Adapun bentuk shalawat atas Nabi shallallaahu ;alaihi wasallam adalah sebagaimana yang beliau ajarkan. Salah seorang sahabat bertanya tentang bentuk shalawat tersebut, beliau menjawab, “Ucapkanlah”,
اللهم صل على محمد وعلى آل محمد
(“Ya Allah, bershalawatlah atas Muhammad dan keluarga Muhammad”).(HR. al-Bukhari & Muslim).
f. Mencintai orang-orang yang dicintai Nabi shallallaahu ;alaihi wasallam. Seperti Abu Bakar, Umar, Aisyah, Ali radiyallaahu ‘anhum dan segenap orang-orang yang disebutkan hadits bahwa beliau shallallaahu ;alaihi wasallam mencintai mereka. Kita harus mencintai orang yang dicintai beliau dan membenci orang yang dibenci beliau shallallaahu ;alaihi wasallam . Lebih dari itu, hendaknya kita mencintai segala sesuatu yang dicintai Nabi, termasuk ucapan, perbuatan dan sesuatu lainnya.
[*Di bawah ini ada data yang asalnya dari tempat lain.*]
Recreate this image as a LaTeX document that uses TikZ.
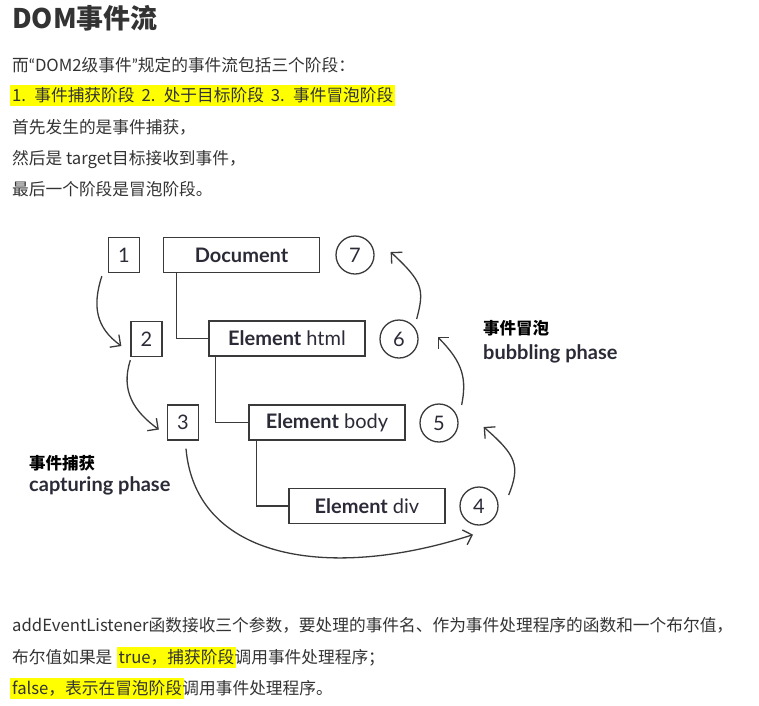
\documentclass[tikz,border=0pt]{standalone}
\usepackage{fontspec}
\setmainfont{Noto Sans CJK SC}
\newfontfamily\diagfont{Lato}
\usetikzlibrary{arrows.meta,positioning}
\definecolor{bodytext}{HTML}{333333}
\definecolor{linegray}{HTML}{3A3A3A}
\definecolor{labelink}{HTML}{2B2B38}
\definecolor{hlyellow}{HTML}{FFFF00}

\begin{document}
\begin{tikzpicture}[x=1pt,y=1pt]
\tikzstyle{txt} = [
	anchor=base west,
	inner sep=0pt,
	text=bodytext,
	font=\fontsize{16.7}{20}\selectfont
];
\tikzstyle{hl} = [txt, fill=hlyellow, inner xsep=2pt, text height=16pt, text depth=5pt];
\tikzstyle{numbox} = [
	draw=linegray, %border of the box
	line width=1.3pt,
	minimum width=31pt,
	minimum height=35pt,
	inner sep=0pt,
	text=labelink,
	font=\diagfont\fontsize{20}{22}\selectfont
];
\tikzstyle{elbox} = [numbox, minimum width=156pt];
\tikzstyle{numcirc} = [numbox, circle, minimum size=38pt];
\tikzstyle{phase} = [anchor=base west, inner sep=0pt, text=labelink, font=\diagfont\bfseries\fontsize{20}{22}\selectfont];
\tikzstyle{phasecn} = [anchor=base west, inner sep=0pt, text=black, font=\bfseries\fontsize{16.5}{18}\selectfont];
\tikzstyle{flow} = [-{Straight Barb[angle=90:11pt]}];

\useasboundingbox (0,0) rectangle (759,-705);

%heading and text above
\node[txt, font=\bfseries\fontsize{27}{30}\selectfont] (title) at (12,-28) {DOM事件流};
\node[txt] (intro) at (12,-71) {而{\diagfont “}DOM2级事件{\diagfont ”}规定的事件流包括三个阶段：};
\node[hl] (phases) at (10,-101) {\spaceskip=0.42em\relax 1. 事件捕获阶段 2. 处于目标阶段 3. 事件冒泡阶段};
\node[txt] (first) at (12,-133) {首先发生的是事件捕获，};
\node[txt] (then) at (12,-164) {然后是 target目标接收到事件，};
\node[txt] (last) at (12,-195) {最后一个阶段是冒泡阶段。};

%tree
\node[numbox](n1) at (124,-255) {1};
\node[elbox](doc) at (241.5,-255) {\textbf{Document}};
\node[numcirc](n7) at (355,-255) {7};
\node[numbox](n2) at (146.5,-339) {2};
\node[elbox](html) at (287,-338.5) {\textbf{Element} html};
\node[numcirc](n6) at (399,-339) {6};
\node[numbox](n3) at (183,-422.5) {3};
\node[elbox](body) at (327,-422.5) {\textbf{Element} body};
\node[numcirc](n5) at (439,-423) {5};
\node[elbox](div) at (367,-506) {\textbf{Element} div};
\node[numcirc](n4) at (479,-506) {4};

\draw[line width=1.3pt, color=linegray]
	([xshift=13.5pt]doc.south west) |- (html.west)
	([xshift=7pt]html.south west) |- (body.west)
	([xshift=8pt]body.south west) |- (div.west)
;

%capturing phase
\draw[line width=1.3pt, color=linegray]
	([shift={(-6,-3)}]n1.south west) edge[flow, out=-108, in=144, out distance=32pt, in distance=31pt] ([shift={(-9,-7)}]n2.west)
	([shift={(0,-3)}]n2.south west) edge[flow, out=-108, in=144, out distance=32pt, in distance=31pt] ([shift={(-8,-7)}]n3.west)
	([shift={(3,-8)}]n3.south) edge[flow, out=-85, in=198, out distance=112pt, in distance=150pt] ([shift={(-6,-9)}]n4.south)
;

%bubbling phase
\draw[line width=1.3pt, color=linegray]
	([shift={(10,11)}]n4.east) edge[flow, out=68, in=-41, out distance=32pt, in distance=43pt] ([shift={(25,-4)}]n5.east)
	([shift={(3,18)}]n5.east) edge[flow, out=79, in=-45, out distance=26pt, in distance=37pt] ([shift={(19,2)}]n6.east)
	([shift={(-2,20)}]n6.east) edge[flow, out=75, in=-43, out distance=31pt, in distance=44pt] ([shift={(16,3)}]n7.east)
;

\node[phasecn](capcn) at (29,-469) {事件捕获};
\node[phase](capen) at (29,-491) {capturing phase};
\node[phasecn](bubcn) at (483,-334) {事件冒泡};
\node[phase](buben) at (483,-359) {bubbling phase};

%text below
\node[txt] (params) at (12,-631) {addEventListener函数接收三个参数，要处理的事件名、作为事件处理程序的函数和一个布尔值，};
\node[txt] (tr1) at (12,-663) {布尔值如果是\ \ };
\node[hl] (tr2) at (tr1.base east) {true，捕获阶段};
\node[txt] (tr3) at ([xshift=-2pt]tr2.base east) {调用事件处理程序；};
\node[hl] (fa1) at (10,-694) {false，表示在冒泡阶段};
\node[txt] (fa2) at ([xshift=-2pt]fa1.base east) {调用事件处理程序。};
\end{tikzpicture}
\end{document}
4. Bagaimana Agar Mencintai Rasul shallallaahu ;alaihi wasallam ?
a. Hendaknya kita ingat bahwa Rasulullah shallallaahu ;alaihi wasallam adalah orang yang paling baik dan paling berjasa kepada kita, bahkan hingga dari orang tua kita sendiri. Beliau lah yang mengeluarkan kita dari kegelapan kepada cahaya, yang menyampaikan agama dan kebaikan kepada kita, yang memperingatkan kita dari kemungkaran. Dan kalau bukan karena rahmat Allah Subhanahu waTa’ala yang mengutus beliau shallallaahu ;alaihi wasallam, tentu kita telah tenggelam dalam kesesatan.
b. Renungkanlah perjalanan hidup Rasul shallallaahu ;alaihi wasallam, jihad dan kesabarannya serta apa yang beliau korbankan demi tegaknya agama ini, dalam menyebarkan tauhid serta memadamkan syirik, sungguh suatu upaya yang tidak bisa dijangkau oleh siapapun.
c. Renungkanlah keagungan akhlak Rasulullah shallallaahu ;alaihi wasallam, sifat dan sikapnya yang sempurna, rendah hati kepada kaum mukminin dan keras terhadap orang-orang munafik dan musyrikin, pemberani, dermawan dan penyayang. Cukuplah sanjungan Allah Subhanahu waTa’ala atas beliau shallallaahu ;alaihi wasallam, artinya, “Dan sungguh engkau memiliki akhlak yang agung.” (QS.
d. Mengetahui kedudukan beliau shallallaahu ;alaihi wasallam di sisi Allah Ta’ala. Beliau shallallaahu ;alaihi wasallam adalah orang yang paling mulia di antara segenap umat manusia, penutup para Nabi, yang diistimewakan pada hari Kiamat atas segenap Nabi untuk memberikan syafa’at uzhma (agung), yang memiliki maqam mahmud (kedudukan terpuji), orang yang pertama kali membuka pintu Surga serta berbagai keutamaan beliau lainnya. (Redaksi al-Sofwa)
HADITS NABAWI
*“Janganlah kamu mengkultuskanku sebagaimana orang-orang nashrani mengkultuskan putra maryam, sesungguhnya aku hanyalah seorang hamba Allah, maka katakanlah (kepadaku), ‘Hamba Allah dan RasulNya’.” (HR. al-Bukhari).
* “Kalau boleh aku menyuruh seseorang sujud kepada orang lain, niscaya aku menyuruh seorang istri sujud kepada suaminya”. (HR. Ibnu Majah, dan dishahihkan oleh al-Albani).